11 Sie debattieren nicht mit Menschen, die nichts lernen, sondern nur gewinnen wollen.
Du kannst erkennen, dass dies der Fall ist, wenn Leute anfangen, Streitpunkte zu suchen, oder sich auf schäbige Logik verlegen, nur um den Eindruck zu erwecken, dass sie die Oberhand haben. Sozial intelligente Menschen wissen, dass nicht jeder kommunizieren, lernen, wachsen oder Kontakte herstellen will – und versuchen dementsprechend nicht, andere dazu zu zwingen.
12 Sie hören zu, um zu hören, nicht um zu reagieren.
Während sie anderen zuhören, konzentrieren sie sich auf das Gesagte, nicht darauf, wie sie reagieren werden, was auch die Metapraktik des »Raumgebens« genannt wird.

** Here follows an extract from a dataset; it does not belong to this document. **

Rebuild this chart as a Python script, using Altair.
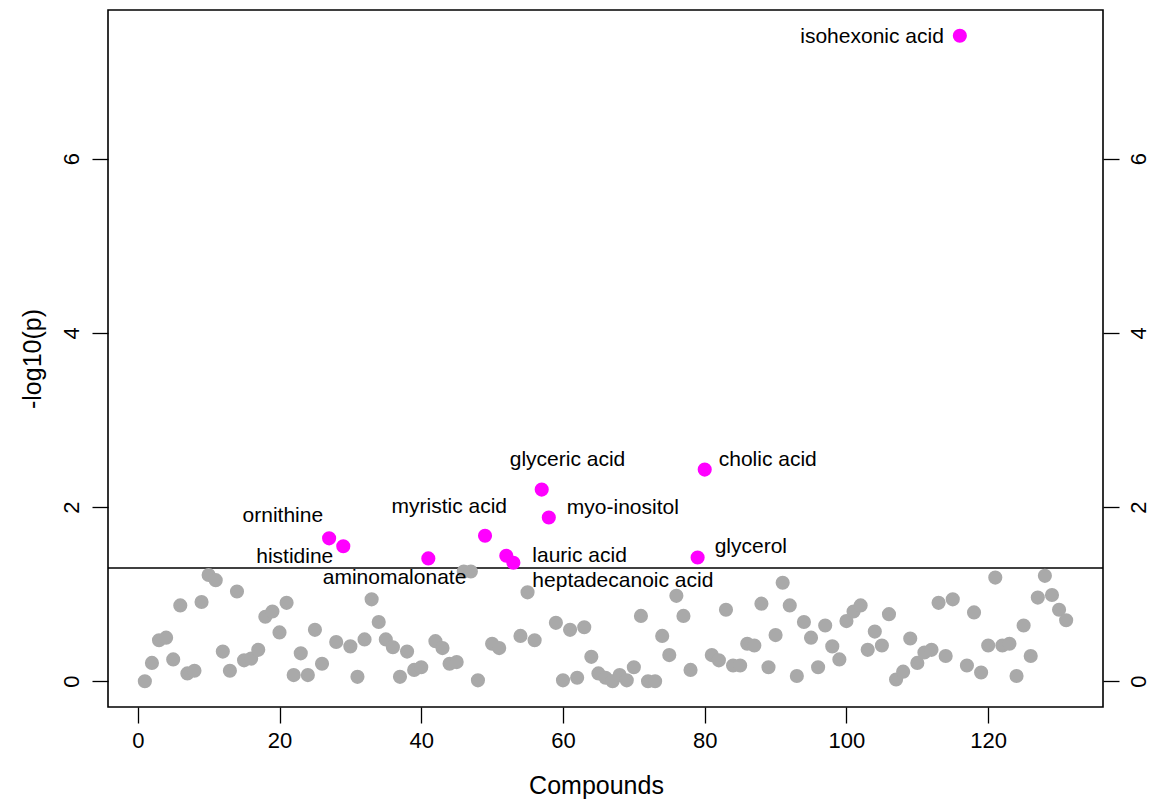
import altair as alt
import pandas as pd

# ---------------- data ----------------
compound_index = list(range(1, 132))
neg_log10_p = [
    0.00, 0.21, 0.47, 0.50, 0.25, 0.87, 0.09, 0.12, 0.91, 1.22,
    1.16, 0.34, 0.12, 1.03, 0.24, 0.26, 0.36, 0.74, 0.80, 0.56,
    0.90, 0.07, 0.32, 0.07, 0.59, 0.20, 1.64, 0.45, 1.55, 0.40,
    0.05, 0.48, 0.94, 0.68, 0.48, 0.39, 0.05, 0.34, 0.13, 0.16,
    1.41, 0.46, 0.38, 0.20, 0.22, 1.26, 1.26, 0.01, 1.67, 0.43,
    0.38, 1.44, 1.36, 0.52, 1.02, 0.47, 2.20, 1.88, 0.67, 0.01,
    0.59, 0.04, 0.62, 0.28, 0.09, 0.04, 0.00, 0.07, 0.01, 0.16,
    0.75, 0.00, 0.00, 0.52, 0.30, 0.98, 0.75, 0.13, 1.42, 2.43,
    0.30, 0.24, 0.82, 0.18, 0.18, 0.43, 0.41, 0.89, 0.16, 0.53,
    1.13, 0.87, 0.06, 0.68, 0.50, 0.16, 0.64, 0.40, 0.25, 0.69,
    0.80, 0.87, 0.36, 0.57, 0.41, 0.77, 0.02, 0.11, 0.49, 0.21,
    0.33, 0.36, 0.90, 0.29, 0.94, 7.41, 0.18, 0.79, 0.10, 0.41,
    1.19, 0.41, 0.43, 0.06, 0.64, 0.29, 0.96, 1.21, 0.99, 0.82,
    0.70,
]
label_index = [27, 29, 41, 49, 52, 53, 57, 58, 79, 80, 116]
label_names = ["ornithine", "histidine", "aminomalonate", "myristic acid",
               "lauric acid", "heptadecanoic acid", "glyceric acid",
               "myo-inositol", "glycerol", "cholic acid", "isohexonic acid"]
threshold = [1.30]
x_ticks = [0, 20, 40, 60, 80, 100, 120]
y_ticks = [0, 2, 4, 6]

# ---------------- style ----------------
FONT = "Liberation Sans"
W, H = 995, 697
GRAY = "#A9A9A9"
PINK = "#FF00FF"
# label placement: (align, dx, dy)
placement = {
    "ornithine": ("right", -6, -16),
    "histidine": ("right", -10, 17),
    "aminomalonate": ("right", 38, 26),
    "myristic acid": ("right", 22, -23),
    "lauric acid": ("left", 26, 6),
    "heptadecanoic acid": ("left", 19, 24),
    "glyceric acid": ("left", -32, -24),
    "myo-inositol": ("left", 18, -3),
    "glycerol": ("left", 17, -5),
    "cholic acid": ("left", 14, -4),
    "isohexonic acid": ("right", -16, 7),
}

df = pd.DataFrame({"idx": compound_index, "val": neg_log10_p})
df["group"] = ["sig" if i in label_index else "ns" for i in compound_index]
lab = df[df["idx"].isin(label_index)].copy()
lab["name"] = [label_names[label_index.index(i)] for i in lab["idx"]]
thr = pd.DataFrame({"t": threshold})

xscale = alt.Scale(domain=[-4.2, 136.2], nice=False, zero=False)
yscale = alt.Scale(domain=[-0.296, 7.706], nice=False, zero=False)

xaxis = alt.Axis(values=x_ticks, tickSize=16, tickColor="black", tickWidth=1.3,
                 domain=False, grid=False, labelFontSize=22, labelFont=FONT,
                 labelColor="black", labelPadding=7, labelBaseline="top",
                 title="Compounds", titleFontSize=25, titleFont=FONT,
                 titleFontWeight="normal", titleColor="black",
                 titleBaseline="alphabetic", titleY=86, titleX=488,
                 titleAlign="center", format="d", labelOverlap=False)
yaxis_left = alt.Axis(values=y_ticks, tickSize=16, tickColor="black", tickWidth=1.3,
                      domain=False, grid=False, labelFontSize=22, labelFont=FONT,
                      labelColor="black", labelAngle=270, labelAlign="center",
                      labelBaseline="alphabetic", labelPadding=14,
                      title="-log10(p)", titleFontSize=25, titleFont=FONT,
                      titleFontWeight="normal", titleColor="black",
                      titleAngle=270, titleAlign="center",
                      titleBaseline="alphabetic", titleX=-68, titleY=H / 2,
                      format="d", labelOverlap=False)
yaxis_right = alt.Axis(orient="right", values=y_ticks, tickSize=16, tickColor="black",
                       tickWidth=1.3, domain=False, grid=False, labelFontSize=22,
                       labelFont=FONT, labelColor="black", labelAngle=270,
                       labelAlign="center", labelBaseline="top", labelPadding=9,
                       title=None, format="d", labelOverlap=False)

points = alt.Chart(df).mark_circle(size=200, opacity=1).encode(
    x=alt.X("idx:Q", scale=xscale, axis=xaxis),
    y=alt.Y("val:Q", scale=yscale, axis=yaxis_left),
    color=alt.Color("group:N", scale=alt.Scale(domain=["ns", "sig"], range=[GRAY, PINK]),
                    legend=None),
)

rule = alt.Chart(thr).mark_rule(color="black", strokeWidth=1.6).encode(
    y=alt.Y("t:Q", scale=yscale, axis=yaxis_right),
)

layers = [rule, points]
for name in label_names:
    align, dx, dy = placement[name]
    layers.append(
        alt.Chart(lab).transform_filter(alt.datum.name == name).mark_text(
            align=align, baseline="alphabetic", dx=dx, dy=dy, fontSize=21,
            font=FONT, color="black"
        ).encode(
            x=alt.X("idx:Q", scale=xscale, axis=None),
            y=alt.Y("val:Q", scale=yscale, axis=None),
            text="name:N",
        )
    )

chart = alt.layer(*layers).resolve_axis(x="independent", y="independent").properties(
    width=W, height=H,
    autosize=alt.AutoSizeParams(type="none"),
    padding={"left": 108, "top": 10, "right": 49, "bottom": 92},
    background="white",
).configure_view(stroke="black", strokeWidth=1.6)

chart.save("out.html", embed_options={"renderer": "svg", "actions": False})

13 Sie posten nichts online, was sie nicht, ohne dass es ihnen peinlich wäre, einem Elternteil zeigen oder einem Kind erklären würden. Und auch nichts, von dem sie nicht wollen würden, dass ihr Arbeitgeber es liest.
Abgesehen davon, dass es früher oder später zu einem dieser Dinge, wenn nicht gar zu allen, kommen wird: Etwas zu posten, wohinter du nicht voll und ganz stehst, heißt, dass du nicht ehrlich zu dir selbst bist (du handelst im Namen des Teils von dir, der möchte, dass andere Menschen ihn anerkennen).
14 Sie richten nicht darüber, was wahr ist.
Sie sagen nicht: »Du irrst dich.« Sie sagen: »Ich glaube, dass du dich irrst.«
15 Sie »vergiften den Brunnen« nicht und greifen auch nicht zu Scheinargumenten, um einen Standpunkt zu widerlegen.
»Den Brunnen vergiften« bedeutet, dass man den Charakter einer Person angreift, um die Aufmerksamkeit von einem (möglicherweise sehr stichhaltigen) Argument abzulenken. Wenn zum Beispiel jemand, der drei Schokoriegel pro Tag isst, sagt: »Ich glaube nicht, dass es für Kinder gesund ist, jeden Tag zu viele Schokoriegel zu essen«, würde ein sozial intelligenter Mensch nicht erwidern: »Du solltest dich an die eigene Nase fassen.« Er wäre vielmehr in der Lage, die Aussage des Betreffenden objektiv zu betrachten. In der Regel sind die Menschen, die besonders von einem Problem betroffen sind, am ehesten in der Lage, sich freimütig dazu zu äußern (selbst wenn das oberflächlich betrachtet scheinheilig wirken kann).
16 Die engste Beziehung haben sie zu sich selbst, und daran arbeiten sie unermüdlich.
Sozial intelligente Menschen verstehen, dass ihre Beziehung zu allen anderen eine Erweiterung ihrer Beziehung zu sich selbst darstellt.